Wednesday, March 17, 2010

Printing the naked lady with Slice and Dice

After my experience trying to print the naked lady with Netfabb I decided to have a go at it with Slice and Dice.  I had considerable trouble getting the polymer flow right to bridge the base of the pundendum.  Once I got that right, I set up a shell print with zero infill.

The print went well with the exception of one delamination flaw in the left leg as you can see in this pic.  The lack of support that a light infill would have provided became apparent as I printed up to the top of the breasts and the area around the collar bones where considerable bridging was required.

Aside from that, however, Slice and Dice produced a superior print quality as you can see.

Very little of the z-axis juddering was apparent and the surface quality was superior.  Indeed you could even see the modeling of the body with triangular segments in places.

That was fun.  Now back to work.


Casainho said...

The power of the source ;-)

Nice to know that your own software tool, that you build/code yourself, gives better results than closed software from someone else :-)

Since you are sharing the code, later it can be integrated on Skeinforge or even someone learn with it and improve actual Skeinforge code... - I think we all win :-)

Forrest Higgs said...

That's the plan.

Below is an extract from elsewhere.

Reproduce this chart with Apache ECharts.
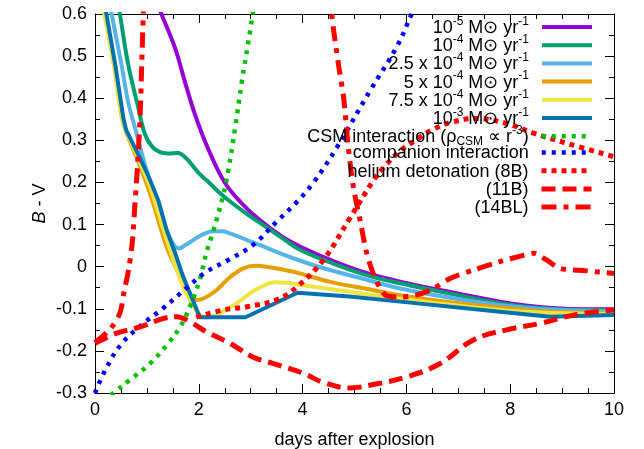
<!DOCTYPE html>
<html><head><meta charset="utf-8">
<script src="https://cdn.jsdelivr.net/npm/echarts@6/dist/echarts.min.js"></script>
<style>html,body{margin:0;padding:0;background:#fff}#c{width:644px;height:449px}</style>
</head><body><div id="c"></div>
<script>
// ---------- data (x = days after explosion, y = B - V) ----------
const mdot1e5 = [[1.1,0.66],[1.28,0.6],[1.54,0.52],[1.73,0.44],[1.93,0.36],[2.18,0.28],[2.5,0.2],[2.83,0.15],[3.18,0.11],[3.6,0.072],[4.0,0.045],[4.5,0.018],[5.23,-0.015],[5.9,-0.036],[6.5,-0.052],[7.2,-0.069],[7.8,-0.083],[8.3,-0.092],[8.8,-0.098],[9.4,-0.101],[10,-0.101]];
const mdot1e4 = [[0.4,0.66],[0.48,0.6],[0.64,0.48],[0.83,0.38],[0.96,0.315],[1.1,0.285],[1.25,0.272],[1.4,0.269],[1.6,0.27],[1.75,0.258],[1.9,0.237],[2.0,0.222],[2.15,0.205],[2.5,0.165],[3.0,0.119],[3.3,0.094],[3.63,0.066],[3.95,0.04],[4.53,0.01],[5.23,-0.02],[5.9,-0.04],[6.52,-0.056],[7.2,-0.073],[7.8,-0.087],[8.3,-0.095],[8.77,-0.1],[9.4,-0.103],[10,-0.103]];
const mdot25e4 = [[0.25,0.645],[0.32,0.6],[0.51,0.48],[0.64,0.39],[0.77,0.33],[0.9,0.27],[1.05,0.205],[1.2,0.15],[1.35,0.095],[1.5,0.055],[1.62,0.043],[1.75,0.052],[1.89,0.063],[2.05,0.075],[2.28,0.084],[2.45,0.084],[2.6,0.079],[2.9,0.065],[3.18,0.051],[3.5,0.035],[3.82,0.02],[4.2,0.004],[4.53,-0.008],[5.2,-0.03],[5.88,-0.052],[6.8,-0.073],[7.8,-0.091],[8.8,-0.102],[10,-0.106]];
const mdot5e4 = [[0.12,0.66],[0.2,0.6],[0.37,0.48],[0.53,0.35],[0.6,0.32],[0.83,0.25],[1.06,0.174],[1.38,0.047],[1.55,0.0],[1.7,-0.04],[1.85,-0.07],[1.96,-0.079],[2.1,-0.075],[2.34,-0.056],[2.6,-0.025],[2.86,-0.004],[3.08,0.002],[3.3,0.0],[3.82,-0.012],[4.53,-0.036],[5.2,-0.052],[5.88,-0.068],[6.8,-0.084],[7.8,-0.097],[8.8,-0.107],[10,-0.11]];
const mdot75e4 = [[0.1,0.66],[0.18,0.6],[0.36,0.48],[0.52,0.35],[0.6,0.322],[0.83,0.258],[1.06,0.19],[1.38,0.065],[1.7,-0.048],[1.9,-0.095],[2.02,-0.115],[2.15,-0.121],[2.34,-0.115],[2.55,-0.1],[2.73,-0.087],[3.0,-0.062],[3.18,-0.049],[3.47,-0.037],[3.7,-0.038],[4.0,-0.044],[4.53,-0.053],[5.88,-0.076],[7.8,-0.103],[8.8,-0.11],[10,-0.112]];
const mdot1e3 = [[0.15,0.65],[0.22,0.6],[0.39,0.48],[0.55,0.35],[0.6,0.325],[0.83,0.267],[1.03,0.215],[1.22,0.157],[1.38,0.087],[1.55,0.03],[1.7,-0.024],[2.02,-0.12],[2.9,-0.12],[3.9,-0.062],[4.9,-0.071],[5.88,-0.083],[7.8,-0.107],[8.77,-0.119],[10,-0.115]];
const csmInteraction = [[0.3,-0.305],[0.385,-0.297],[0.67,-0.269],[1.06,-0.23],[1.41,-0.182],[1.64,-0.143],[1.83,-0.095],[2.02,-0.03],[2.15,0.035],[2.28,0.085],[2.47,0.17],[2.57,0.23],[2.7,0.33],[2.83,0.44],[2.95,0.53],[3.05,0.61]];
const companionInteraction = [[0,-0.3],[0.2,-0.245],[0.5,-0.185],[0.9,-0.138],[1.3,-0.1],[1.77,-0.05],[2.15,-0.012],[2.6,0.018],[3.05,0.052],[3.5,0.107],[3.9,0.155],[4.21,0.2],[4.66,0.283],[5.3,0.418],[5.81,0.521],[6.1,0.6],[6.2,0.63]];
const heliumDet8B = [[1.95,-0.12],[2.47,-0.103],[2.93,-0.095],[3.5,-0.079],[3.89,-0.048],[4.4,0.016],[4.91,0.115],[5.36,0.204],[5.56,0.235],[5.88,0.275],[6.2,0.302],[6.5,0.325],[6.84,0.342],[7.35,0.352],[7.93,0.34],[8.45,0.317],[9.09,0.293],[10,0.261]];
const model11B = [[0,-0.182],[0.42,-0.158],[0.87,-0.143],[1.32,-0.123],[1.57,-0.119],[1.83,-0.131],[2.15,-0.155],[2.6,-0.182],[3.05,-0.215],[3.44,-0.23],[4.01,-0.253],[4.4,-0.275],[4.9,-0.288],[5.36,-0.28],[6.0,-0.262],[6.65,-0.23],[7.29,-0.174],[7.93,-0.15],[8.57,-0.135],[9.22,-0.115],[10,-0.103]];
const model14BL = [[0,-0.18],[0.3,-0.147],[0.48,-0.11],[0.56,-0.06],[0.65,-0.005],[0.72,0.06],[0.77,0.15],[0.82,0.24],[0.87,0.36],[0.9,0.48],[0.93,0.6],[0.96,0.75],[1.0,0.9],[4.4,0.9],[4.5,0.7],[4.56,0.6],[4.69,0.481],[4.79,0.402],[4.88,0.283],[4.98,0.188],[5.11,0.109],[5.23,0.035],[5.36,-0.016],[5.5,-0.052],[5.62,-0.069],[5.88,-0.072],[6.2,-0.067],[6.52,-0.052],[6.84,-0.028],[7.29,-0.008],[7.8,0.012],[8.2,0.025],[8.45,0.032],[8.7,0.016],[8.96,-0.004],[9.47,-0.01],[10,-0.016]];

const xRange = [0, 10];
const yRange = [-0.3, 0.6];

// ---------- styles ----------
const FONT = '"Liberation Sans", Arial, Helvetica, sans-serif';
const RICH = {
  sup: {fontSize: 12, fontFamily: FONT, color: '#000', padding: [0, 0, 13, 0]},
  sub: {fontSize: 12, fontFamily: FONT, color: '#000', padding: [9, 0, 0, 0]},
  i: {fontSize: 18, fontFamily: FONT, color: '#000', fontStyle: 'italic'}
};
const defs = [
  {name: 'm1e-5', label: '10{sup|-5} M⊙ yr{sup|-1}', data: mdot1e5, color: '#9400d3', width: 4, dash: 'solid', smooth: 0.4},
  {name: 'm1e-4', label: '10{sup|-4} M⊙ yr{sup|-1}', data: mdot1e4, color: '#009e73', width: 4, dash: 'solid', smooth: 0.4},
  {name: 'm2.5e-4', label: '2.5 x 10{sup|-4} M⊙ yr{sup|-1}', data: mdot25e4, color: '#56b4e9', width: 4, dash: 'solid', smooth: 0.4},
  {name: 'm5e-4', label: '5 x 10{sup|-4} M⊙ yr{sup|-1}', data: mdot5e4, color: '#e69f00', width: 4, dash: 'solid', smooth: 0.4},
  {name: 'm7.5e-4', label: '7.5 x 10{sup|-4} M⊙ yr{sup|-1}', data: mdot75e4, color: '#f0e442', width: 4, dash: 'solid', smooth: 0.4},
  {name: 'm1e-3', label: '10{sup|-3} M⊙ yr{sup|-1}', data: mdot1e3, color: '#0072b2', width: 4, dash: 'solid', smooth: false},
  {name: 'csm', label: 'CSM interaction (ρ{sub|CSM} ∝ r{sup|-3})', data: csmInteraction, color: '#00c000', width: 4.5, dash: [4, 6], smooth: 0.4},
  {name: 'comp', label: 'companion interaction', data: companionInteraction, color: '#0000ff', width: 4.5, dash: [4, 6], smooth: 0.4},
  {name: '8B', label: 'helium detonation (8B)', data: heliumDet8B, color: '#ff0000', width: 5, dash: [5, 5], smooth: 0.4},
  {name: '11B', label: '(11B)', data: model11B, color: '#ff0000', width: 5, dash: [14, 7], smooth: 0.4},
  {name: '14BL', label: '(14BL)', data: model14BL, color: '#ff0000', width: 5, dash: [15, 7, 5, 7], smooth: 0.3}
];

const axisCommon = {
  type: 'value',
  axisLine: {onZero: false, lineStyle: {color: '#000', width: 1}},
  axisTick: {show: true, inside: true, length: 9, lineStyle: {color: '#000', width: 1}},
  minorTick: {show: true, length: 5, lineStyle: {color: '#000', width: 1}},
  splitLine: {show: false},
  minorSplitLine: {show: false}
};
const labelStyle = {fontSize: 18, color: '#000', fontFamily: FONT, margin: 8, showMinLabel: true, showMaxLabel: true};

const option = {
  animation: false,
  backgroundColor: '#fff',
  grid: {left: 95, right: 30, top: 14, bottom: 56, outerBoundsMode: 'none', containLabel: false},
  xAxis: [
    Object.assign({}, axisCommon, {
      min: xRange[0], max: xRange[1], interval: 2, position: 'bottom',
      minorTick: Object.assign({}, axisCommon.minorTick, {splitNumber: 4}),
      axisLabel: labelStyle,
      name: 'days after explosion', nameLocation: 'middle', nameGap: 38, nameMoveOverlap: false,
      nameTextStyle: {fontSize: 18, color: '#000', fontFamily: FONT}
    }),
    Object.assign({}, axisCommon, {
      min: xRange[0], max: xRange[1], interval: 2, position: 'top',
      minorTick: Object.assign({}, axisCommon.minorTick, {splitNumber: 4}),
      axisLabel: {show: false}
    })
  ],
  yAxis: [
    Object.assign({}, axisCommon, {
      min: yRange[0], max: yRange[1], interval: 0.1, position: 'left',
      minorTick: Object.assign({}, axisCommon.minorTick, {splitNumber: 2}),
      axisLabel: Object.assign({}, labelStyle, {formatter: v => String(Math.round(v * 10) / 10)}),
      name: '{i|B} - V', nameLocation: 'middle', nameGap: 46, nameRotate: 90, nameMoveOverlap: false,
      nameTextStyle: {fontSize: 18, color: '#000', fontFamily: FONT, rich: RICH}
    }),
    Object.assign({}, axisCommon, {
      min: yRange[0], max: yRange[1], interval: 0.1, position: 'right',
      minorTick: Object.assign({}, axisCommon.minorTick, {splitNumber: 2}),
      axisLabel: {show: false}
    })
  ],
  legend: defs.map((d, i) => ({
    data: [d.name],
    right: 50,
    top: 27.5 + i * 18.2 - 12,
    orient: 'horizontal',
    align: 'right',
    padding: 0,
    itemWidth: 50,
    itemHeight: 24,
    selectedMode: false,
    formatter: () => d.label,
    textStyle: {fontSize: 18, color: '#000', fontFamily: FONT, padding: [2, 8, 0, 0], rich: RICH},
    itemStyle: {opacity: 0, borderWidth: 0},
    lineStyle: {color: d.color, width: d.width, type: d.dash, cap: 'butt'}
  })),
  series: defs.map(d => ({
    name: d.name,
    type: 'line',
    xAxisIndex: 0,
    yAxisIndex: 0,
    data: d.data,
    symbol: 'none',
    showSymbol: false,
    smooth: d.smooth,
    clip: true,
    color: d.color,
    lineStyle: {color: d.color, width: d.width, type: d.dash, cap: 'butt', join: 'round'},
    emphasis: {disabled: true}
  }))
};

const chart = echarts.init(document.getElementById('c'), null, {renderer: 'canvas'});
chart.setOption(option);
</script>
</body></html>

The code is always available to anybody who wants it. I expect, though, that interested parties will be more likely to use particular methods or approaches rather than the whole thing, however, in other gcode generating programmes.

I wrote Slice and Dice primarily so that I would have a body of code that I could easily alter to handle unusual printing jobs. As I see it, Slice and Dice is a pure research tool rather than anything that would develop into a general purpose tool for just everybody.

dissidence said...

looks very good, i wonder how hard it would be to have it adjust infill on its own, so that it would only put infill where it was needed, and yet leave the center with little materal in it. my guess is that it would have to look at the 2 layers above and below and take that into account

Forrest Higgs said...

I made a start on that with the code module that adjusts the infill density when one approaches the top side of a particular part of a print.

Support, however, would have to look all the way down to the raft for the tops of the breasts and the neck. If I were to allow for support to spread at a 45 degree angle or thereabouts, I could, however, bring down the amount on infill dramatically.